>In VSTa, a server is a process that creates one or more message ports
>and presumably receives on them every once in a while.
>...
Awesome stuff. I'm going to format this and put it in the docs section of
the WWW site.
>To be considered a server, a process creates a message port using the
>syscall msg_port(). There are basically two ways to call it:
>
> handle = msg_port(###, NULL);
>
> handle = msg_port(NULL, &portname);
I think the former argument is an integer, so "msg_port(0, &portname)" is
probably more correct. NULL happens to be 0 in current VSTa ports, but
consider that (void *)0 is also a valid value, and that would choke the
msg_port prototype, which expects an int (or rather, port_name, I think).
> M_ABORT : the client is no longer requesting the operation.

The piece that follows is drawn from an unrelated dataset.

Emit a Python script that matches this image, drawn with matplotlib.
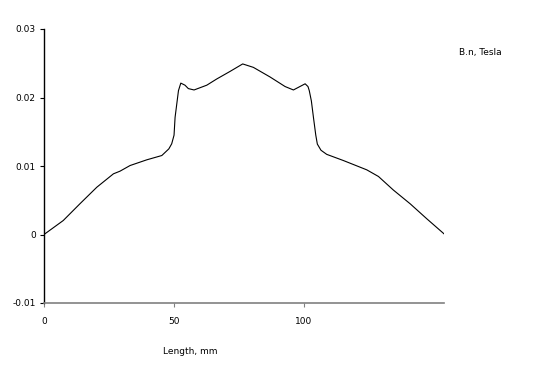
import matplotlib
matplotlib.use("Agg")
import matplotlib.pyplot as plt

length_mm = [0, 7.4, 13.8, 20.3, 26.7, 29.2, 33.1, 39.5, 45.3, 48.0, 49.1, 50.0, 50.4, 51.2, 51.7, 52.6,
             54.2, 55.5, 57.7, 62.6, 66.4, 71.5, 76.4, 80.5, 86.9, 92.7, 95.9, 100.4,
             101.5, 102.0, 102.8, 103.6, 104.5, 105.1, 106.5, 108.7, 115.1, 124.1, 128.6, 134.3, 140.8, 147.2, 153.8]
b_n = [0.0, 0.00204, 0.00448, 0.0069, 0.00886, 0.00924, 0.01007, 0.0109, 0.01153, 0.0125, 0.01324, 0.0145,
       0.0171, 0.0195, 0.0210, 0.0221, 0.0218, 0.0213, 0.0211, 0.0218, 0.0227, 0.0238, 0.0249,
       0.0244, 0.0230, 0.0216, 0.0211, 0.0220, 0.0216, 0.0210, 0.0195, 0.0171, 0.0145, 0.0132, 0.0123, 0.0117, 0.0108,
       0.00944, 0.00847, 0.0065, 0.00448, 0.00229, 0.0001]

x_ticks = [0, 50, 100]
y_ticks = [-0.01, 0, 0.01, 0.02, 0.03]
y_tick_labels = ["-0.01", "0", "0.01", "0.02", "0.03"]

plt.rcParams['font.family'] = ['DejaVu Sans']
fig = plt.figure(figsize=(5.49, 3.70), dpi=100)
ax = fig.add_axes([44/549, 1-303/370, 400/549, 274/370])
ax.plot(length_mm, b_n, color='black', lw=0.8)
ax.set_xlim(0, 153.8)
ax.set_ylim(-0.01, 0.03)
ax.set_xticks(x_ticks)
ax.set_xticklabels([str(t) for t in x_ticks])
ax.set_yticks(y_ticks)
ax.set_yticklabels(y_tick_labels)
for s in ['top', 'right']:
    ax.spines[s].set_visible(False)
ax.spines['left'].set_color('black')
ax.spines['left'].set_linewidth(1.0)
ax.spines['bottom'].set_color('#808080')
ax.spines['bottom'].set_linewidth(1.2)
ax.tick_params(axis='both', direction='out', length=3, width=0.8, labelsize=6.5)
ax.tick_params(axis='y', pad=3)
ax.tick_params(axis='x', colors='#808080', labelcolor='black', pad=7)
fig.text(480/549, 1-52/370, "B.n, Tesla", fontsize=6.5, ha='center', va='center')
fig.text(190/549, 1-352/370, "Length, mm", fontsize=6.5, ha='center', va='center')
fig.savefig("out.png", dpi=100)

> Happens when the client is interrupted (by event,
> for example) while they're waiting for the server
> to respond. You'll likely only need to do any
> processing for this message if you poll for
> messages in between the msg_receive() and the
> msg_reply()/msg_err() of a client operation (i.e.,
> you're asynchronous).
What you write is quite correct, but I think I'll to mention that this is
very common in servers structured as event loops.
>Messages above M_RESVD are user messages. The most common ones are the
>filesystem messages:
I think I'll mention the explicit header files (sys/msg.h, sys/fs.h).